Dün akşam için eleştirilmesi gereken şey maçın uzatma dakikaları oynanırken atacağınız bir gol bile sizi şampiyon yapabilecekken ve doğal olarak doldur boşaltların oynanacağı bir dönemde stadda yapılan Bursa maçının 2-2 olduğuna dair anonstur. Bu anonsu kim ne amaçla yapar, bu anonsu yapan kişi bugünkü iletişim çağında söylediği yalanın en fazla birkaç dakika içinde ortaya çıkabileceğini hiç mi düşünmemiştir. Bu anonsu yaparak oyuncuların son dakikalarda gol atmak için göstermesi gereken çabayı göstermeyeceğini doğal olarak şampiyonluğun gitmesine neden olabileceğini hiç mi düşünmemiştir.

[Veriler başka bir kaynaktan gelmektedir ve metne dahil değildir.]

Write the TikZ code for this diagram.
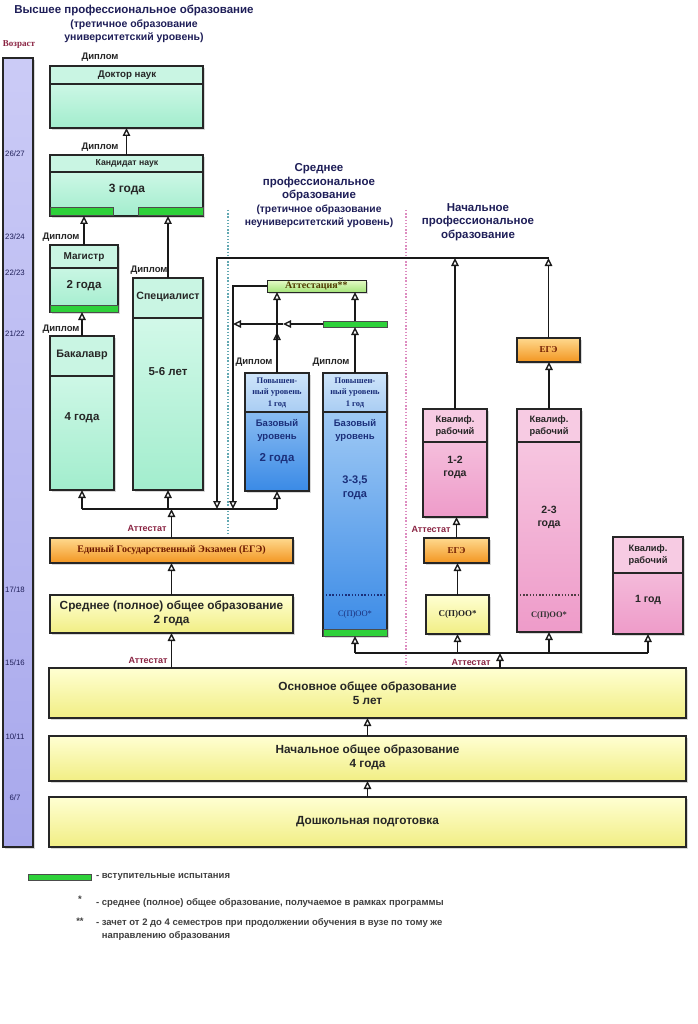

Stadı dolduran seyircilerin infial içinde sahaya girerek Trabzonsporlu oyunculara veya kendi oyuncularımıza saaldıracağını düşünüp o yüzden böylesine bir şark kurnazlığımı düşünüldü bilemem ama bildiğim tek bir şey var o da başta Başkan olmak üzere tüm yöneticilerimiz maç bu skorla bittiğinde sahaya inip oyuncuları en azından şampiyonluk maçı için gösterdikleri çaba için tebrik etse ve Trabzonsporlu oyuncuları da tüm Türkiye'de yaratılmak istenen saçma sapan komplo teorilerinin gerçek hayatta yeri olmadığını gösterdikleri için tebrik etse idi öyle sanıyorum ki staddaki 50.000 i aşan taraftarımız çok büyük çoğunluğu oyuncularımızı "gönüllerin şampiyonu" olarak bağrına basardı.
Evet, son 4 yıl içinde 2. büyük travma yaşadık. Denizli'de 2006 da yaşadıklarımızdan gereken dersleri alamadığımız ortaya net bir biçimde çıkmıştır. Yenilmez armada olmak için bu takımda oynamaya bu formayı taşımaya layık olmayan oyuncularımız olduğu, Teknik Direktörümüzün final maçlarında gereken cesareti gösteremediği, Başkanımızın "tek adam" olma isteğinin ön plana çıktığı bana göre kabul edilmesi gereken gerçeklerdir.
Bu taraftar bu kulüp için kombine alma, Feneriumlardan forma almak ve sezon içinde bir çok maçta iyi oynamamalarına rağmen gereken desteği gösterme konusunda üzerine düşen görevi fazlasıyla yerine getirmiştir. Şimdi istediği Başkandan yönetim kurulu üyelerine, Teknik Direktörden sportif ve idari menajere kadar tüm yetkililerin sorumluluklarını yerine getirmesi ve taraftarın istediği "TAKIMI" kurmak ve önümüzdeki sezon sadece yurtiçinde değil yurt dışında da BAŞARILI olmayı SON MAÇA BIRAKMAMAKTIR.
Dünkü maçta oyuna gayet iyi başladık. Aradığımız golü de çoğumuzun ummadığımı Guiza aracılığıyla bulduk. Ve bir anda tempoyu düşürdük. Saçma sapan tesadüfi denilecek bir gol yedik ve sonra tekrar hırsla arzuyla gol aramaya başladık. Gol pozisyonuna da girdik ama top sevmediği için, şansımız olmadığı için topu o üç kale direği arasından geçiremedik. Şampiyonluk için gol gerekirken tek forvetle oynamaya devam etmek, 70. dakikada 2 oyuncu değişikliği yaparken Özer ve Selçuk yerine Deivid ile Christian'ı almak, 80 küsur dakikada Gökhan ÜNAL'ı tek forvet olarak oynaması için tercih etmek tartışılabilir. Semih'i ve Gökhan'ı 70. dakikada oyuna birlikte alıp atabileceği bir gol ile şampiyonluk yaşamak için Vederson'u ve maç öncesi rahatsızlık yaşayan(doğruysa) Emre'yi oyundan çıkarma cesareti göstermesini beklerdim. Ama olmadı golü atamadık. Şampiyon olamadık.